Labor shortages and rising wages also contribute to higher costs, resulting in significant increases across the board. While some inflation is expected, the costs of rebuilding are quite staggering when you consider how many more homes have been destroyed because of catastrophic weather and wildfire events.

Allstate reported a $1.4 billion loss last year, while State Farm was down $8.3 billion, a significant increase from their $313 million reported losing in 2021.


Is There a Solution?

While insurers can’t legally cancel policies, you may find yourself in a situation where your once-stable condo insurance costs are no longer manageable. Fortunately, a few areas are still under your control and will allow you to lower your premiums without putting yourself or your property at greater risk.

Here are a few ideas homeowners might consider doing to reduce their premiums:

  • Talk to your agent about any discounts or savings you might be eligible for by improving your property. Of course, this doesn’t generally apply to condos, but HOAs can be instrumental in moving this along. It’s certainly worth a conversation to see what’s possible.
  • Check your policy to ensure you receive discounts you’re already entitled to.
  • Ask about loyalty programs your insurer might have. Longtime customers often get preferred rates.
  • Bundle insurance together to obtain discounts. For example, if your car insurance is with another company, you might save a little by switching to the same company that does your condo insurance.
  • Raise your deductible. Higher deductibles translate to lower payments. Don’t sell yourself short, though; ensure you have enough saved to cover your deductible in case disaster strikes.

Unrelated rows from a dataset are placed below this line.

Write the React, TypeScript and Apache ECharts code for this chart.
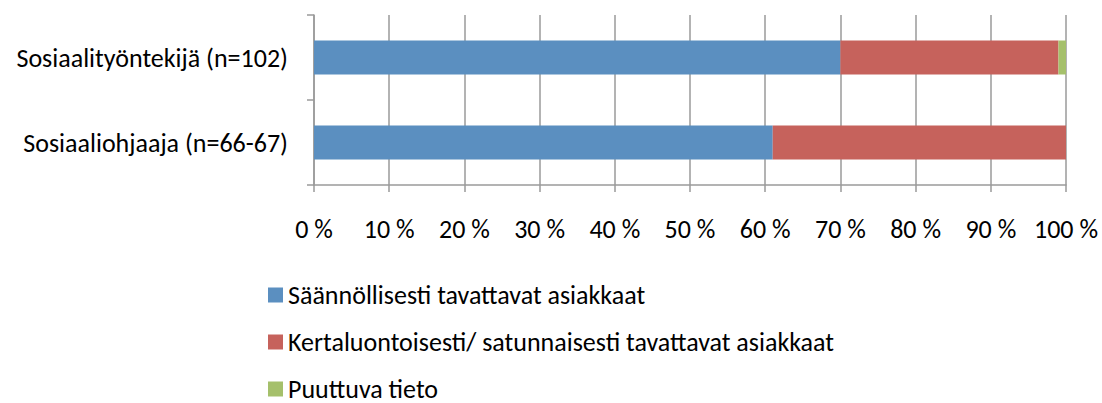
import React, { useEffect, useRef } from "react";
import * as echarts from "echarts";

const categories = ["Sosiaalityöntekijä (n=102)", "Sosiaaliohjaaja (n=66-67)"];
const seriesNames = [
  "Säännöllisesti tavattavat asiakkaat",
  "Kertaluontoisesti/ satunnaisesti tavattavat asiakkaat",
  "Puuttuva tieto",
];
const regular = [70, 61];
const occasional = [29, 39];
const missing = [1, 0];
const colors = ["#5B8FC0", "#C6625C", "#A5C06B"];
const xTicks = { min: 0, max: 100, interval: 10 };

const FONT = "Carlito, Lato, 'Liberation Sans', sans-serif";
const FS = 26;

export default function App() {
  const ref = useRef<HTMLDivElement>(null);
  useEffect(() => {
    if (!ref.current) return;
    const chart = echarts.init(ref.current, null, { renderer: "svg" });
    const values = [regular, occasional, missing];
    chart.setOption({
      animation: false,
      textStyle: { fontFamily: FONT },
      grid: { left: 314, right: 36, top: 15, bottom: 218, containLabel: false },
      xAxis: {
        type: "value",
        min: xTicks.min,
        max: xTicks.max,
        interval: xTicks.interval,
        axisLine: { show: true, lineStyle: { color: "#9a9a9a", width: 1.5 } },
        axisTick: { show: true, length: 7, lineStyle: { color: "#9a9a9a", width: 1.5 } },
        splitLine: { show: true, lineStyle: { color: "#9a9a9a", width: 1.5 } },
        axisLabel: {
          formatter: "{value} %",
          color: "#000",
          fontSize: FS,
          fontFamily: FONT,
          margin: 31,
        },
      },
      yAxis: {
        type: "category",
        inverse: true,
        data: categories,
        axisLine: { show: true, lineStyle: { color: "#9a9a9a", width: 1.5 } },
        axisTick: { show: true, length: 7, lineStyle: { color: "#9a9a9a", width: 1.5 } },
        axisLabel: { color: "#000", fontSize: FS, fontFamily: FONT, margin: 26 },
      },
      legend: {
        orient: "vertical",
        left: 268,
        top: 282,
        height: 121,
        icon: "rect",
        itemWidth: 15,
        itemHeight: 15,
        itemGap: 21,
        padding: 0,
        textStyle: { color: "#000", fontSize: 26, fontFamily: FONT, lineHeight: 26 },
        data: seriesNames,
      },
      series: seriesNames.map((name, i) => ({
        name,
        type: "bar",
        stack: "total",
        data: values[i],
        barWidth: 34,
        itemStyle: { color: colors[i] },
      })),
    });
    return () => chart.dispose();
  }, []);
  return (
    <div
      ref={ref}
      style={{ position: "fixed", left: 0, top: 0, width: 1102, height: 403, background: "#fff" }}
    />
  );
}
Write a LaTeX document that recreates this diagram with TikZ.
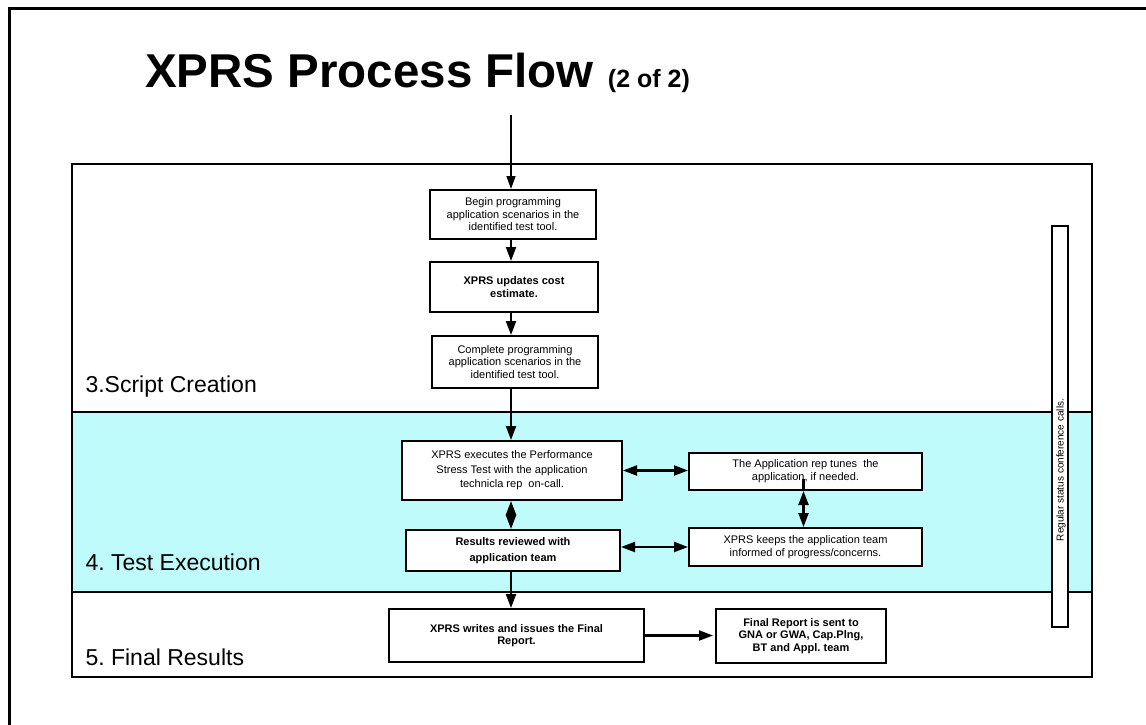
\documentclass[tikz,border=0pt]{standalone}
\usepackage{fontspec}
\setmainfont{Liberation Sans}
\usetikzlibrary{arrows.meta}
\definecolor{bandcyan}{RGB}{192,251,251}
\frenchspacing
\begin{document}
\begin{tikzpicture}[x=1pt,y=-1pt,
  box/.style={draw, line width=2pt, fill=white, align=center, inner sep=0pt,
    font=\fontsize{11}{12.5}\selectfont},
  boldbox/.style={box, font=\fontsize{11}{12.7}\selectfont\bfseries},
  flow/.style={line width=2.1pt, -{Triangle[length=14pt,width=10pt]}},
  both/.style={line width=2.1pt, {Triangle[length=14pt,width=10pt]}-{Triangle[length=14pt,width=10pt]}},
  phase/.style={anchor=base west, font=\fontsize{23}{26}\selectfont},
  frame/.style={line width=2pt}]
\useasboundingbox (0,0) rectangle (1146,725);
\clip (0,0) rectangle (1146,725);

% page frame, open towards the right and bottom edges
\draw[line width=3pt] (9,740) -- (9,9) -- (1160,9);

% title
\node[anchor=base west, inner sep=0pt] (title) at (145,88)
  {\fontsize{47.5}{50}\selectfont\bfseries XPRS Process Flow\hspace{14pt}{\fontsize{25}{27}\selectfont (2 of 2)}};

% phase frame and the test-execution band
\fill[bandcyan] (72,412) rectangle (1092,592);
\draw[frame] (72,164) rectangle (1092,677);
\draw[frame] (72,412) -- (1092,412);
\draw[frame] (72,592) -- (1092,592);

\node[phase] (ph3) at (82,392) {3.Script Creation};
\node[phase] (ph4) at (82,570) {4. Test Execution};
\node[phase] (ph5) at (82,665) {5. Final Results};

% status calls bar
\node[draw, line width=2pt, fill=white, minimum width=16pt, minimum height=401pt, inner sep=0pt] (calls) at (1060,426.5) {};
\node[rotate=90, inner sep=0pt, font=\fontsize{10}{12}\selectfont] (callstext) at (1061,470) {Regular status conference calls.};

% process steps
\node[box, minimum width=166pt, minimum height=49pt] (b1) at (513,214.5)
  {Begin programming\\application scenarios in the\\identified test tool.};
\node[boldbox, minimum width=168pt, minimum height=50pt] (b2) at (514,287)
  {XPRS updates cost\\estimate.};
\node[box, minimum width=166pt, minimum height=52pt] (b3) at (515,362)
  {Complete programming\\application scenarios in the\\identified test tool.};
\node[box, minimum width=220pt, minimum height=59pt, font=\fontsize{11}{14.5}\selectfont] (b4) at (512,470.5)
  {XPRS executes the Performance\\Stress Test with the application\\technicla rep\ \ on-call.};
\node[box, minimum width=233pt, minimum height=37pt, font=\fontsize{11}{13}\selectfont] (b5) at (805.5,471.5)
  {The Application rep tunes\ \ the\\application, if needed.};
\node[boldbox, minimum width=214pt, minimum height=41pt, font=\fontsize{11}{15.5}\selectfont\bfseries] (b6) at (513,550.5)
  {Results reviewed with\\application team};
\node[box, minimum width=233pt, minimum height=38pt, font=\fontsize{11}{13.5}\selectfont] (b7) at (805.5,547)
  {XPRS keeps the application team\\informed of progress/concerns.};
\node[boldbox, minimum width=255pt, minimum height=53pt] (b8) at (516.5,635.5)
  {XPRS writes and issues the Final\\Report.};
\node[boldbox, minimum width=170pt, minimum height=54pt] (b9) at (801,636)
  {Final Report is sent to\\GNA or GWA, Cap.Plng,\\BT and Appl. team};

% connectors
\coordinate (in) at (511,115);
\draw[line width=1.4pt, -{Triangle[length=13pt,width=9pt]}] (in) -- (in |- b1.north);
\draw[flow] (in |- b1.south) -- (in |- b2.north);
\draw[flow] (in |- b2.south) -- (in |- b3.north);
\draw[flow] (in |- b3.south) -- (in |- b4.north);
\draw[both] (in |- b4.south) -- (in |- b6.north);
\draw[both] (b4.east) -- (b4.east -| b5.west);
\draw[both] (b6.east |- b7.west) -- (b7.west);
\draw[line width=2.1pt] ([xshift=-2pt]b5.south) -- ++(0,-12);
\draw[both] ([xshift=-2pt]b5.south) -- ([xshift=-2pt]b7.north);
\draw[flow] (in |- b6.south) -- (in |- b8.north);
\draw[flow] ([xshift=-2pt]b8.east) -- ([xshift=-2pt]b8.east -| b9.west);
\end{tikzpicture}
\end{document}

Things to Know for Condo Owners

Though your coverage may be stable for now, the insurance landscape is volatile and may well change by the time your condo building’s policy comes up for renewal.

Legally, insurance companies must give 75 days’ notice if they intend to drop a policy because of wildfire risk, which buys time to look for new coverage, likely at a much higher cost.

If the property is uninsured for any amount of time, it could impact condo owners in more ways than you could imagine. For example, if you’re trying to sell your unit, the buyer might not be able to obtain a mortgage if the building is uninsured, putting both buyer and seller in an awkward position.

HOAs must act immediately and proactively to ensure all fire mitigation efforts and improvements are completed. These efforts may not avoid nonrenewal but may help when shopping for replacement insurance.